• [EXERCISE DESCRIPTION]
All of the data that follows should be retyped exactly, please, except the pictures.

## begin

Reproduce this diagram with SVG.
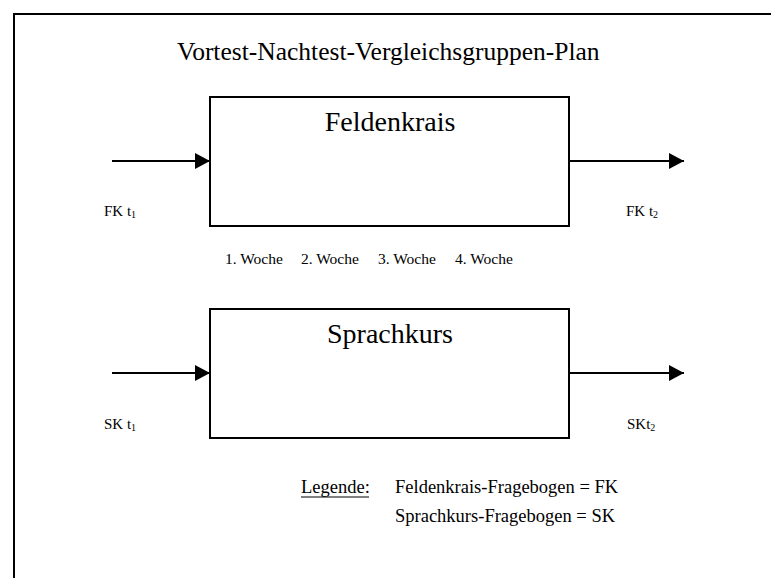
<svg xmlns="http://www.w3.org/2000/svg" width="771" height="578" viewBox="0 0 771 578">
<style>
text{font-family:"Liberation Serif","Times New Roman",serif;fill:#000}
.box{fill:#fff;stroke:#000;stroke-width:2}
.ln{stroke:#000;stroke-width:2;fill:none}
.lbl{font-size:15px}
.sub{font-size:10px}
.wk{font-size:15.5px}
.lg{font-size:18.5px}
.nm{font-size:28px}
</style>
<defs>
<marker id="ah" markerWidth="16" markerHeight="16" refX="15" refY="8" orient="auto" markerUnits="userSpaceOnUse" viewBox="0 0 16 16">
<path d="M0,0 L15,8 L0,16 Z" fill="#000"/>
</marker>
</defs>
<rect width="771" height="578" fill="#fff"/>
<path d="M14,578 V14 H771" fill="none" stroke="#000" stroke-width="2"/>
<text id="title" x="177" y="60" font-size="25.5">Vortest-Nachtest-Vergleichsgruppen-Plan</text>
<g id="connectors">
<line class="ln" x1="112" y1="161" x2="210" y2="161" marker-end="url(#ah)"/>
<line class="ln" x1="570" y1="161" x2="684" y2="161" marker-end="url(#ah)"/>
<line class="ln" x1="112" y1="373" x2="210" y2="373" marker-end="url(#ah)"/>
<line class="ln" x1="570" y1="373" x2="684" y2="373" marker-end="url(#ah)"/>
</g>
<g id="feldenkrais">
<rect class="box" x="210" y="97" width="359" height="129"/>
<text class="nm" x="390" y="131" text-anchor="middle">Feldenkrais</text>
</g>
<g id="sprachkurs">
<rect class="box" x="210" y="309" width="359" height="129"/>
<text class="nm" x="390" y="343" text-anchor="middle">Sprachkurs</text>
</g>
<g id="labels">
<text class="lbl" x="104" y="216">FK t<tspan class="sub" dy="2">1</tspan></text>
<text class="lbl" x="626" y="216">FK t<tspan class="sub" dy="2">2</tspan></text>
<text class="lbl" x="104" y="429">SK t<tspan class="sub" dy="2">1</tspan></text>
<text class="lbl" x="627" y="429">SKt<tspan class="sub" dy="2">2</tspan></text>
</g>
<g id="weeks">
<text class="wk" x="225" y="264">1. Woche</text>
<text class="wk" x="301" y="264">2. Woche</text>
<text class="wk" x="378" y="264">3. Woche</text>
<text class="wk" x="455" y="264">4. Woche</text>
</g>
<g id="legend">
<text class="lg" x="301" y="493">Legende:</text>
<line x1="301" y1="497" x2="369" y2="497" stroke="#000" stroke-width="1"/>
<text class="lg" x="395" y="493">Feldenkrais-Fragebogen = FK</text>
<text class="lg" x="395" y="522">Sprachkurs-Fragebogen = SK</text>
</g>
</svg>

## end

• [OUTPUT OF THE EXERCISE]
Reproduce this diagram with SVG.
<svg xmlns="http://www.w3.org/2000/svg" width="771" height="578" viewBox="0 0 771 578">
<style>
text{font-family:"Liberation Serif","Times New Roman",serif;fill:#000}
.box{fill:#fff;stroke:#000;stroke-width:2}
.ln{stroke:#000;stroke-width:2;fill:none}
.lbl{font-size:15px}
.sub{font-size:10px}
.wk{font-size:15.5px}
.lg{font-size:18.5px}
.nm{font-size:28px}
</style>
<defs>
<marker id="ah" markerWidth="16" markerHeight="16" refX="15" refY="8" orient="auto" markerUnits="userSpaceOnUse" viewBox="0 0 16 16">
<path d="M0,0 L15,8 L0,16 Z" fill="#000"/>
</marker>
</defs>
<rect width="771" height="578" fill="#fff"/>
<path d="M14,578 V14 H771" fill="none" stroke="#000" stroke-width="2"/>
<text id="title" x="177" y="60" font-size="25.5">Vortest-Nachtest-Vergleichsgruppen-Plan</text>
<g id="connectors">
<line class="ln" x1="112" y1="161" x2="210" y2="161" marker-end="url(#ah)"/>
<line class="ln" x1="570" y1="161" x2="684" y2="161" marker-end="url(#ah)"/>
<line class="ln" x1="112" y1="373" x2="210" y2="373" marker-end="url(#ah)"/>
<line class="ln" x1="570" y1="373" x2="684" y2="373" marker-end="url(#ah)"/>
</g>
<g id="feldenkrais">
<rect class="box" x="210" y="97" width="359" height="129"/>
<text class="nm" x="390" y="131" text-anchor="middle">Feldenkrais</text>
</g>
<g id="sprachkurs">
<rect class="box" x="210" y="309" width="359" height="129"/>
<text class="nm" x="390" y="343" text-anchor="middle">Sprachkurs</text>
</g>
<g id="labels">
<text class="lbl" x="104" y="216">FK t<tspan class="sub" dy="2">1</tspan></text>
<text class="lbl" x="626" y="216">FK t<tspan class="sub" dy="2">2</tspan></text>
<text class="lbl" x="104" y="429">SK t<tspan class="sub" dy="2">1</tspan></text>
<text class="lbl" x="627" y="429">SKt<tspan class="sub" dy="2">2</tspan></text>
</g>
<g id="weeks">
<text class="wk" x="225" y="264">1. Woche</text>
<text class="wk" x="301" y="264">2. Woche</text>
<text class="wk" x="378" y="264">3. Woche</text>
<text class="wk" x="455" y="264">4. Woche</text>
</g>
<g id="legend">
<text class="lg" x="301" y="493">Legende:</text>
<line x1="301" y1="497" x2="369" y2="497" stroke="#000" stroke-width="1"/>
<text class="lg" x="395" y="493">Feldenkrais-Fragebogen = FK</text>
<text class="lg" x="395" y="522">Sprachkurs-Fragebogen = SK</text>
</g>
</svg>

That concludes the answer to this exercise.